Retype only the lines running from the beginning of the entries below to the line with "['#FF00FF', '#CCFF66', '#3366FF', '#F79646', '#7030A0']", both included. Do not include pictures.

The records:
******

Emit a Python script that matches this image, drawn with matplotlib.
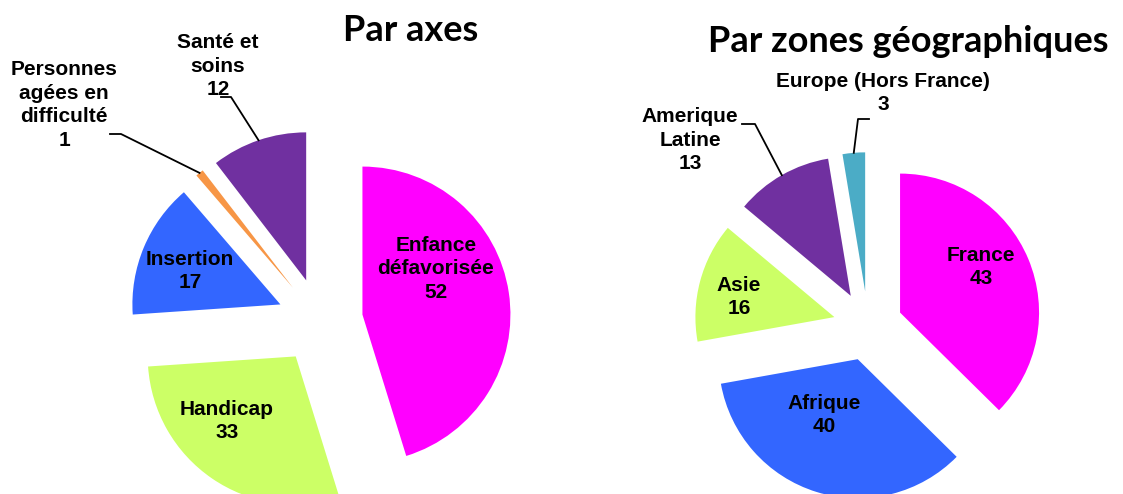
import matplotlib
matplotlib.use('Agg')
import matplotlib.pyplot as plt
from matplotlib.lines import Line2D
import numpy as np

W, H = 1123, 494

# Par axes
axes_labels = ['Enfance\ndéfavorisée', 'Handicap', 'Insertion', 'Personnes\nagées en\ndifficulté', 'Santé et\nsoins']
axes_values = [52, 33, 17, 1, 12]
axes_colors = ['#FF00FF', '#CCFF66', '#3366FF', '#F79646', '#7030A0']

# Par zones géographiques
zones_labels = ['France', 'Afrique', 'Asie', 'Amerique\nLatine', 'Europe (Hors France)']
zones_values = [43, 40, 16, 13, 3]
zones_colors = ['#FF00FF', '#3366FF', '#CCFF66', '#7030A0', '#4BACC6']

LABEL_FONT = ['Liberation Sans', 'DejaVu Sans']
TITLE_FONT = ['Lato', 'DejaVu Sans']

fig = plt.figure(figsize=(W / 100, H / 100), dpi=100)


def px(x, y):
    # pixels (origine en haut à gauche) -> fraction de la figure
    return x / W, 1 - y / H


def make_pie(cx, cy, r, values, colors, explode):
    L = 2.5
    ax = fig.add_axes([(cx - L * r) / W, (H - cy - L * r) / H,
                       2 * L * r / W, 2 * L * r / H])
    wedges, _ = ax.pie(values, colors=colors, startangle=90, counterclock=False,
                       explode=[explode] * len(values),
                       wedgeprops=dict(linewidth=0))
    ax.set_aspect('auto')
    ax.set_xlim(-L, L)
    ax.set_ylim(-L, L)
    ax.axis('off')
    return ax, wedges


def arc_point(ax, w):
    # milieu de l'arc extérieur de la part, en fraction de figure
    t = np.deg2rad((w.theta1 + w.theta2) / 2)
    p = (w.center[0] + w.r * np.cos(t), w.center[1] + w.r * np.sin(t))
    d = ax.transData.transform(p)
    return d[0] / W, d[1] / H


def put_labels(ax, wedges, labels, values, positions, leaders):
    for i, (lab, v) in enumerate(zip(labels, values)):
        x, y = positions[i]
        fig.text(*px(x, y), lab + '\n' + str(v), ha='center', va='center',
                 ma='center', fontsize=15, fontweight='bold', family=LABEL_FONT,
                 linespacing=1.3)
        if i in leaders:
            (x0, y0), (x1, y1) = leaders[i]
            ex, ey = arc_point(ax, wedges[i])
            a, b = px(x0, y0)
            c, d = px(x1, y1)
            fig.add_artist(Line2D([a, c, ex], [b, d, ey], color='black', lw=1.3,
                                  transform=fig.transFigure))


ax1, w1 = make_pie(320, 321, 148, axes_values, axes_colors, 0.29)
put_labels(ax1, w1, axes_labels, axes_values,
           [(436, 269), (227, 421), (190, 271), (64, 105), (218, 66)],
           {3: ((110, 134), (121, 134)), 4: ((221, 97), (231, 97))})

ax2, w2 = make_pie(868, 326, 139, zones_values, zones_colors, 0.25)
put_labels(ax2, w2, zones_labels, zones_values,
           [(981, 267), (824, 415), (739, 297), (690, 140), (883, 93)],
           {3: ((742, 124), (755, 124)), 4: ((869, 119), (858, 119))})

fig.text(*px(411, 41), 'Par axes', ha='center', va='baseline', fontsize=26,
         fontweight='bold', family=TITLE_FONT)
fig.text(*px(908, 52), 'Par zones géographiques', ha='center', va='baseline',
         fontsize=26, fontweight='bold', family=TITLE_FONT)

fig.savefig('out.png', dpi=100)
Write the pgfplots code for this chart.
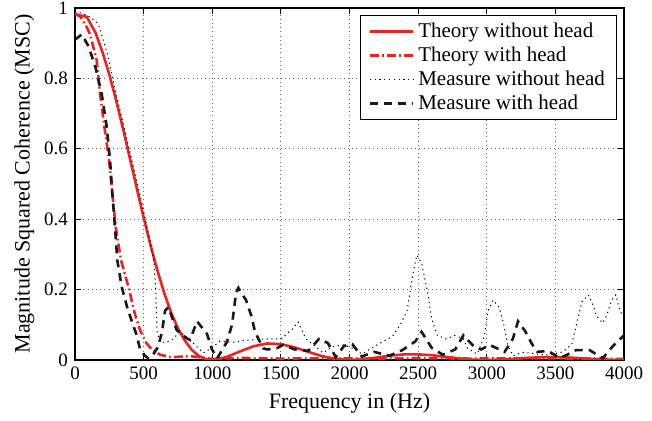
\documentclass[border=0pt]{standalone}
\usepackage{fontspec}
\setmainfont{Liberation Serif}
\usepackage{pgfplots}
\pgfplotsset{compat=1.18}

\definecolor{thred}{RGB}{235,35,35}

\begin{document}
\begin{tikzpicture}
\begin{axis}[
    width=274.5pt, height=176pt, scale only axis,
    xmin=0, xmax=4000, ymin=0, ymax=1,
    xtick={0,500,...,4000},
    ytick={0,0.2,...,1},
    /pgf/number format/1000 sep={},
    /pgf/number format/assume math mode=true,
    tick align=inside,
    major tick length=3pt,
    grid=major,
    grid style={dash pattern=on 0.5pt off 1.6pt, black!60, line width=0.45pt},
    axis line style={line width=0.6pt},
    tick style={line width=0.5pt, black},
    tick label style={font=\fontsize{9.5}{11}\selectfont},
    label style={font=\fontsize{11}{13}\selectfont},
    xlabel={Frequency in (Hz)},
    ylabel={Magnitude Squared Coherence (MSC)},
    xlabel style={yshift=0pt},
    ylabel style={yshift=-2pt},
    legend cell align=left,
    legend style={at={(0.988,0.98)}, anchor=north east, draw=black,
        line width=0.5pt, font=\fontsize{10.5}{12.5}\selectfont,
        inner xsep=4pt, inner ysep=1.5pt, row sep=-0.8pt},
    legend image code/.code={\draw[#1] plot coordinates {(0cm,0cm) (0.76cm,0cm)};},
]

% Theory without head
\addplot[thred, line width=1.3pt] coordinates {
(0,0.982) (86,0.975) (150,0.929) (200,0.875) (250,0.811) (300,0.737) (350,0.657)
(400,0.573) (450,0.488) (500,0.405) (550,0.327) (600,0.255) (650,0.190)
(700,0.135) (750,0.090) (800,0.055) (850,0.029) (900,0.012) (950,0.003)
(1000,0) (1100,0.008) (1200,0.024) (1300,0.039) (1400,0.047) (1500,0.045)
(1600,0.036) (1700,0.023) (1800,0.011) (1900,0.003) (2000,0) (2100,0.002)
(2200,0.007) (2300,0.0125) (2400,0.016) (2500,0.016) (2600,0.0136) (2700,0.009)
(2800,0.0045) (2900,0.001) (3000,0) (3100,0.001) (3200,0.0034) (3300,0.0061)
(3400,0.0079) (3500,0.0083) (3600,0.0071) (3700,0.0048) (3800,0.0024)
(3900,0.0006) (4000,0)
};
\addlegendentry{Theory without head}

% Theory with head
\addplot[thred, line width=1.3pt, dash pattern=on 4.5pt off 1.6pt on 0.8pt off 1.6pt] coordinates {
(0,0.985) (40,0.975) (80,0.95) (110,0.925) (158,0.852) (182,0.757) (214,0.663)
(248,0.568) (272,0.473) (296,0.379) (335,0.284) (389,0.208) (437,0.13)
(474,0.085) (520,0.048) (560,0.03) (620,0.015) (700,0.008) (840,0.011)
(1000,0.003) (1200,0.006) (1500,0.004) (1800,0.005) (2100,0.004) (2500,0.005)
(2900,0.004) (3300,0.005) (3700,0.004) (4000,0.003)
};
\addlegendentry{Theory with head}

% Measure without head
\addplot[black, line width=0.5pt, dash pattern=on 0.6pt off 1.8pt] coordinates {
(0,0.99) (50,0.985) (110,0.975) (170,0.955) (243,0.86) (291,0.77) (340,0.69)
(388,0.61) (437,0.53) (486,0.45) (534,0.36) (560,0.31) (575,0.28) (588,0.2)
(598,0.08) (620,0.05) (655,0.05) (700,0.055) (765,0.08) (830,0.06) (935,0.02)
(1000,0.035) (1056,0.054) (1145,0.05) (1220,0.055) (1290,0.057) (1400,0.06)
(1500,0.06) (1590,0.09) (1625,0.108) (1683,0.06) (1760,0.035) (1807,0.02)
(1870,0.037) (1960,0.043) (2040,0.03) (2090,0.017) (2222,0.048) (2310,0.066)
(2370,0.1) (2420,0.14) (2455,0.23) (2490,0.298) (2526,0.275) (2565,0.2)
(2600,0.115) (2640,0.07) (2705,0.06) (2770,0.07) (2830,0.06) (2860,0.033)
(2930,0.017) (2980,0.065) (3010,0.14) (3046,0.17) (3090,0.15) (3120,0.108)
(3155,0.04) (3190,0.012) (3265,0.022) (3365,0.017) (3445,0.014) (3555,0.023)
(3620,0.045) (3665,0.12) (3694,0.165) (3740,0.185) (3775,0.156) (3800,0.125)
(3845,0.105) (3875,0.128) (3910,0.17) (3940,0.185) (3970,0.14) (4000,0.12)
};
\addlegendentry{Measure without head}

% Measure with head
\addplot[black!90, line width=1.3pt, dash pattern=on 4pt off 3pt] coordinates {
(0,0.91) (50,0.925) (100,0.89) (150,0.83) (194,0.757) (231,0.663) (255,0.568)
(272,0.473) (291,0.379) (308,0.284) (340,0.208) (380,0.15) (423,0.10)
(450,0.07) (474,0.03) (510,0.012) (533,0.005) (560,0.01) (605,0.037)
(634,0.08) (656,0.14) (680,0.15) (741,0.085) (772,0.075) (813,0.062)
(838,0.057) (889,0.11) (962,0.074) (998,0.03) (1036,0.005) (1105,0.05)
(1144,0.1) (1173,0.19) (1190,0.205) (1246,0.17) (1287,0.123) (1311,0.08)
(1372,0.033) (1400,0.03) (1469,0.033) (1515,0.043) (1600,0.03) (1700,0.026)
(1778,0.06) (1843,0.048) (1900,0.008) (1960,0.04) (2020,0.045) (2090,0.01)
(2180,0.023) (2290,0.012) (2385,0.028) (2480,0.053) (2525,0.08) (2600,0.034)
(2680,0.015) (2770,0.03) (2830,0.07) (2910,0.037) (2960,0.03) (3020,0.043)
(3130,0.023) (3190,0.06) (3228,0.11) (3280,0.082) (3330,0.045) (3370,0.023)
(3445,0.026) (3535,0.005) (3650,0.028) (3750,0.028) (3845,0.005) (3920,0.04)
(4000,0.07)
};
\addlegendentry{Measure with head}

\end{axis}
\pgfresetboundingbox
\path ([xshift=-37.5pt,yshift=-30.5pt]current axis.south west)
    rectangle ([xshift=14pt,yshift=4pt]current axis.north east);
\end{tikzpicture}
\end{document}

******

Response to this exercise:
Emit a Python script that matches this image, drawn with matplotlib.
import matplotlib
matplotlib.use('Agg')
import matplotlib.pyplot as plt
from matplotlib.lines import Line2D
import numpy as np

W, H = 1123, 494

# Par axes
axes_labels = ['Enfance\ndéfavorisée', 'Handicap', 'Insertion', 'Personnes\nagées en\ndifficulté', 'Santé et\nsoins']
axes_values = [52, 33, 17, 1, 12]
axes_colors = ['#FF00FF', '#CCFF66', '#3366FF', '#F79646', '#7030A0']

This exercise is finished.